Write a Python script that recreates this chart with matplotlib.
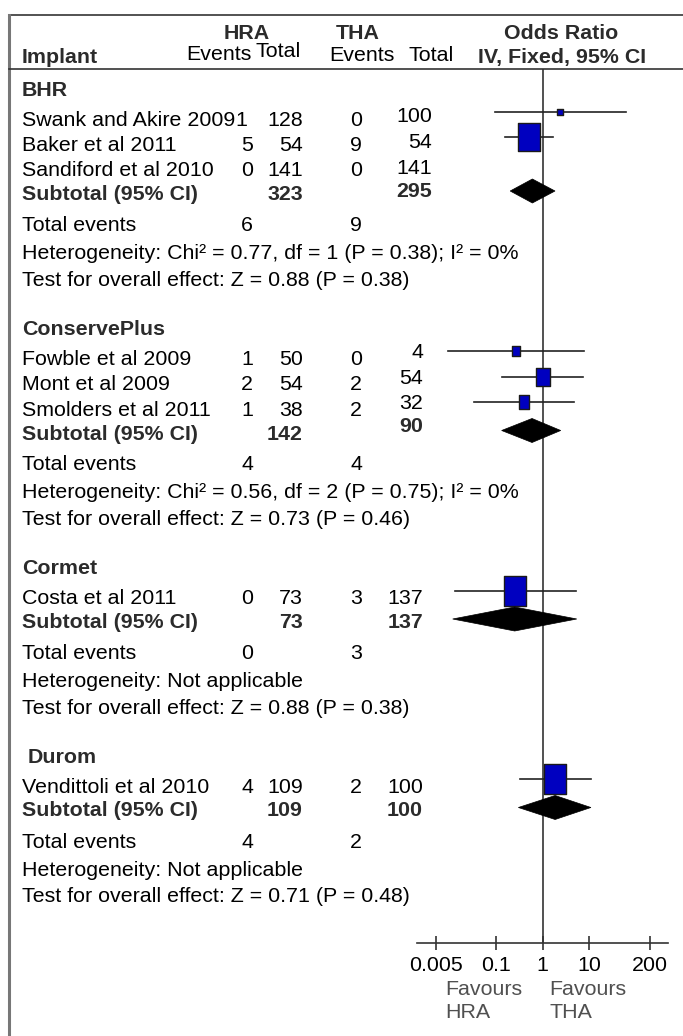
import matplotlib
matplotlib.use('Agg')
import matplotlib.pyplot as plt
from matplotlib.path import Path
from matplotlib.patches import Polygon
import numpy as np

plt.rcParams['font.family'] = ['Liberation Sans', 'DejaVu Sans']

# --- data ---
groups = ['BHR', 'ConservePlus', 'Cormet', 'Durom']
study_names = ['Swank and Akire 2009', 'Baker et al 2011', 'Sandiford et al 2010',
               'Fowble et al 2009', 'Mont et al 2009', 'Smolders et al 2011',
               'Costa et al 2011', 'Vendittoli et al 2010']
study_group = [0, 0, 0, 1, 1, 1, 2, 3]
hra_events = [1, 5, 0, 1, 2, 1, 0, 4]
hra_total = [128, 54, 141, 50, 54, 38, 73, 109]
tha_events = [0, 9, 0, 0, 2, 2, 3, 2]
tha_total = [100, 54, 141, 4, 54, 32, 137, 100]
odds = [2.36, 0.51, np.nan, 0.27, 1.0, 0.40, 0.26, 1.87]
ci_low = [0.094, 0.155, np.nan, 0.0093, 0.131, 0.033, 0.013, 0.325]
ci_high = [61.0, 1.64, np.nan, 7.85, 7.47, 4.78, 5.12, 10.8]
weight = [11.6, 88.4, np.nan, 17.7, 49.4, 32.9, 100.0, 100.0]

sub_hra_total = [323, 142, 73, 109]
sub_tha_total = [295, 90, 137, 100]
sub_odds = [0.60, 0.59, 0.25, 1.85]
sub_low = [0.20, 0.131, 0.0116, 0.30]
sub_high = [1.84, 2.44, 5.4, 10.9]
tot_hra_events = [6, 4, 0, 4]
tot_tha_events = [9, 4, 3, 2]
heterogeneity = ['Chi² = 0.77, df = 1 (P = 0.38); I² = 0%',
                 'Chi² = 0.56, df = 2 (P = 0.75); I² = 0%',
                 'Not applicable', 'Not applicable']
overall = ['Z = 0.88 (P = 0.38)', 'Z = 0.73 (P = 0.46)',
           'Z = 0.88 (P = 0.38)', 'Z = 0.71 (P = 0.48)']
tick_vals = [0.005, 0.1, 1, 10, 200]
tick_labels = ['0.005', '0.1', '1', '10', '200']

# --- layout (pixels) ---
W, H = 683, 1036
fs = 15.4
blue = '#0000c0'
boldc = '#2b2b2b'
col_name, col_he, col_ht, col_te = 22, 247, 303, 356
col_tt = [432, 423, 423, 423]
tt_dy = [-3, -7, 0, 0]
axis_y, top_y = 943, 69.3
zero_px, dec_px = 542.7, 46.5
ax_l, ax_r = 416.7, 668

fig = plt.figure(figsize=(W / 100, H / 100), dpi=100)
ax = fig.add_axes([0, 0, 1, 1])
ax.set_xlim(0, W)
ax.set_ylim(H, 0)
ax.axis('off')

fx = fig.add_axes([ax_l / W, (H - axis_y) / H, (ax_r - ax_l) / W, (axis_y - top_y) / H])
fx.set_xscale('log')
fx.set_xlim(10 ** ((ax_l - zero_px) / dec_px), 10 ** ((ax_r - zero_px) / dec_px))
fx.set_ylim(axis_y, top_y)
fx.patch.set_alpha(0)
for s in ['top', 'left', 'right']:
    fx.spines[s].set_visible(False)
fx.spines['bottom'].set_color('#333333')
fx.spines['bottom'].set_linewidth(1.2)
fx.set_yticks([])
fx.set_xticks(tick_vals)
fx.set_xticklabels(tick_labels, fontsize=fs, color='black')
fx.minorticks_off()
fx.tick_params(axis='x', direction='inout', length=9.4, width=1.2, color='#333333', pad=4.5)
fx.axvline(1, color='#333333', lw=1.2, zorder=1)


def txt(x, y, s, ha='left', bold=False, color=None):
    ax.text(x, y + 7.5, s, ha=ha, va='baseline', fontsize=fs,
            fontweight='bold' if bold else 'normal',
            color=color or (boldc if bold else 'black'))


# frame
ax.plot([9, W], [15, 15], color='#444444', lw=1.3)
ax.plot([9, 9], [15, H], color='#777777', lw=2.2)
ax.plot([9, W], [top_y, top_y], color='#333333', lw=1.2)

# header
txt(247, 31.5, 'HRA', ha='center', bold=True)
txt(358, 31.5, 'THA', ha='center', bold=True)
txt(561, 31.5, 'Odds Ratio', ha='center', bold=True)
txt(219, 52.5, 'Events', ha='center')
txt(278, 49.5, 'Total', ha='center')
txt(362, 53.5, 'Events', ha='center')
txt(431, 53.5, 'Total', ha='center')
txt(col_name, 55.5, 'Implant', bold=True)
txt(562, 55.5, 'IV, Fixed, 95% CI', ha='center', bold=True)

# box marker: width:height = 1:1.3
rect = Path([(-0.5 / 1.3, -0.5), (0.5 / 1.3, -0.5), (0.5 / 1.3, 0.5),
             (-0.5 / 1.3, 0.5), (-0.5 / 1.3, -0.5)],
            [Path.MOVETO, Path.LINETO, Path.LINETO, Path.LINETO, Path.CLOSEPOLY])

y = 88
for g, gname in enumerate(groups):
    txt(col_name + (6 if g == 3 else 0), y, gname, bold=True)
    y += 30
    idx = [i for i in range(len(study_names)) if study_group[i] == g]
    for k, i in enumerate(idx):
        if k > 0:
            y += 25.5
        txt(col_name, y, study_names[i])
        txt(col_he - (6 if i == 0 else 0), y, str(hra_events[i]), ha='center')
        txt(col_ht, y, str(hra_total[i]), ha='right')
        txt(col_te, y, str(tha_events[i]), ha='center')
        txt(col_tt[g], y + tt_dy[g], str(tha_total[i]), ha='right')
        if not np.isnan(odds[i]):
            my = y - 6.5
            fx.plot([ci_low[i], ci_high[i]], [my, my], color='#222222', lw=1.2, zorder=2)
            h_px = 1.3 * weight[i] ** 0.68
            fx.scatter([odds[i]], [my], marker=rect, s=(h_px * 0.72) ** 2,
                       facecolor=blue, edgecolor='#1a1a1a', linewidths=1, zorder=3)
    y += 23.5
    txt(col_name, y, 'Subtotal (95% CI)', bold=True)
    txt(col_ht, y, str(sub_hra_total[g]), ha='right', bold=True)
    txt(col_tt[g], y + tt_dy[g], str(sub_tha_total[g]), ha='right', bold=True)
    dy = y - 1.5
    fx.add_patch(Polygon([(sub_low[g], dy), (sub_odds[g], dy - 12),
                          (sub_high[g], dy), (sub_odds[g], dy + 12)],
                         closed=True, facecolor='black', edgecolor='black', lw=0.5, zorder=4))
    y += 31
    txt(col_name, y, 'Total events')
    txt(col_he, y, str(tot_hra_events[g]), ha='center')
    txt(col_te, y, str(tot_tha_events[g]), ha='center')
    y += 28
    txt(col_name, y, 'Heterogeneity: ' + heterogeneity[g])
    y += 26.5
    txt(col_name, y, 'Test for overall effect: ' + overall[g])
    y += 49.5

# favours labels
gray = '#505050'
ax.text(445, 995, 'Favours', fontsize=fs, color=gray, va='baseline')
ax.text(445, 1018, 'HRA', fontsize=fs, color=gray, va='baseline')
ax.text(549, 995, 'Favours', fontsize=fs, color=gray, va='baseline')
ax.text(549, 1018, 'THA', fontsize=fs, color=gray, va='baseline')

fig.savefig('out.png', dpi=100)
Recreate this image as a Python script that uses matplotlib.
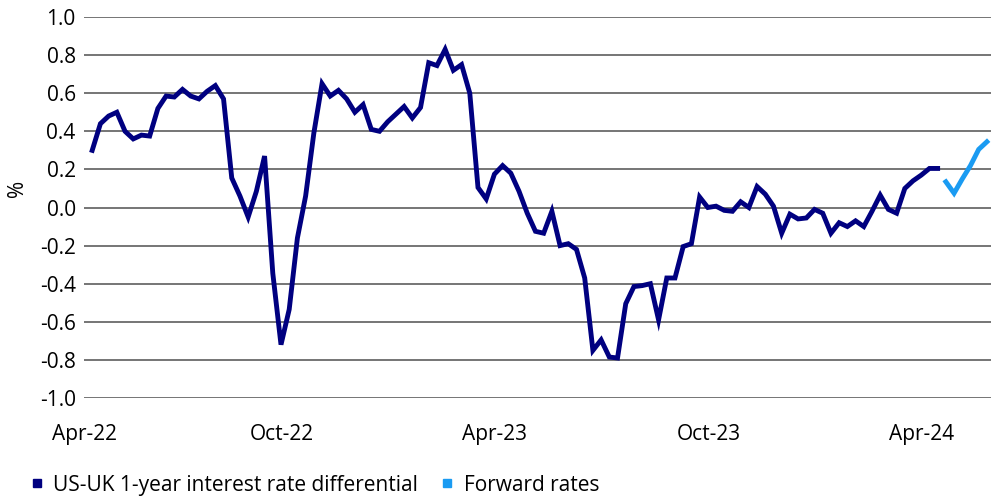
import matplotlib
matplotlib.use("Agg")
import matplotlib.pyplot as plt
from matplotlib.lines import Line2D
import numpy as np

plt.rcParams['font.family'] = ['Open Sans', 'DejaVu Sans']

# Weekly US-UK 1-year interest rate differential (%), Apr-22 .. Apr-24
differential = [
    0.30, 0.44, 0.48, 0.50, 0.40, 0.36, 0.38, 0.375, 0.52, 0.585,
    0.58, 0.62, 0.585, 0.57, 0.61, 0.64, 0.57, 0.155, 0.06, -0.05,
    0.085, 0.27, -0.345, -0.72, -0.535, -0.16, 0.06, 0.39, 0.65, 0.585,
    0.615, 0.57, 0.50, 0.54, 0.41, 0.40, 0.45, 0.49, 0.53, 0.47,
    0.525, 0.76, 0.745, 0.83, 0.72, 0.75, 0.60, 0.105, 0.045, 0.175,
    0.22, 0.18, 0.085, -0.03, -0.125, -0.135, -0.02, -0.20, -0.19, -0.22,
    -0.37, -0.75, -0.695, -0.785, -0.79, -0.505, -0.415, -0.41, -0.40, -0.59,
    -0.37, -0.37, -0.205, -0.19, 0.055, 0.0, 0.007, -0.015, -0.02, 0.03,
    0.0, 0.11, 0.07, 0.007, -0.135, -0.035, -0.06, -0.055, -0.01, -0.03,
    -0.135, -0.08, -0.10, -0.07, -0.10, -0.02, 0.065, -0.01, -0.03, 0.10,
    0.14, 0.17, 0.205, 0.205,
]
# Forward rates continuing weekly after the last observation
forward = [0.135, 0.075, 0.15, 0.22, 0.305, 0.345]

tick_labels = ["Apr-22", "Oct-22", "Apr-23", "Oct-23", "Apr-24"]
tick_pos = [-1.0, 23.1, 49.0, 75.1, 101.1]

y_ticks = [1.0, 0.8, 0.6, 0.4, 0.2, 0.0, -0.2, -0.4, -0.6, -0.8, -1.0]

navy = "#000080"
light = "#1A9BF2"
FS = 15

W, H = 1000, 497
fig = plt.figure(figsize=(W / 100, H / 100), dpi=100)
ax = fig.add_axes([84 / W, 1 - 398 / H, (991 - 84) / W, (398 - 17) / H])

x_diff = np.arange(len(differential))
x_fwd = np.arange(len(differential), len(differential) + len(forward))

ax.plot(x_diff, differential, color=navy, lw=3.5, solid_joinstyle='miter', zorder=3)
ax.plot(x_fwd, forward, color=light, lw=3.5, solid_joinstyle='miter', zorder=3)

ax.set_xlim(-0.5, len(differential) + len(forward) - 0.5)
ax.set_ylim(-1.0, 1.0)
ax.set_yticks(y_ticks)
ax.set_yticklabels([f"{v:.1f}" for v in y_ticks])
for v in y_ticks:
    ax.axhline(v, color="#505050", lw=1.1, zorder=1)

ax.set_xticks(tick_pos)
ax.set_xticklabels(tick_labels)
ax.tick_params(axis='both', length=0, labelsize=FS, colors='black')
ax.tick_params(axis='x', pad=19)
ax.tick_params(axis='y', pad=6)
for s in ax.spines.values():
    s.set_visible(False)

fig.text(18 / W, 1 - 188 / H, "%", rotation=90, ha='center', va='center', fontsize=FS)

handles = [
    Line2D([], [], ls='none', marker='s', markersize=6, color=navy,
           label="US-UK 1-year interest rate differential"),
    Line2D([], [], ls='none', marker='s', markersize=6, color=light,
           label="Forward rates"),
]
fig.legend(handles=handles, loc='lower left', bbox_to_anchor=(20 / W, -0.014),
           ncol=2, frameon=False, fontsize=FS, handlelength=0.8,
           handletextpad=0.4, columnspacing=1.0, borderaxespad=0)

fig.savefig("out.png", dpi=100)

--

WHAT TO PRODUCE
From the top of the listing above, repeat each line exactly until you reach the line containing "plt.rcParams['font.family'] = ['Liberation", and repeat that one too. Leave the pictures out.

THE OUTPUT
Write a Python script that recreates this chart with matplotlib.
import matplotlib
matplotlib.use('Agg')
import matplotlib.pyplot as plt
from matplotlib.path import Path
from matplotlib.patches import Polygon
import numpy as np

plt.rcParams['font.family'] = ['Liberation Sans', 'DejaVu Sans']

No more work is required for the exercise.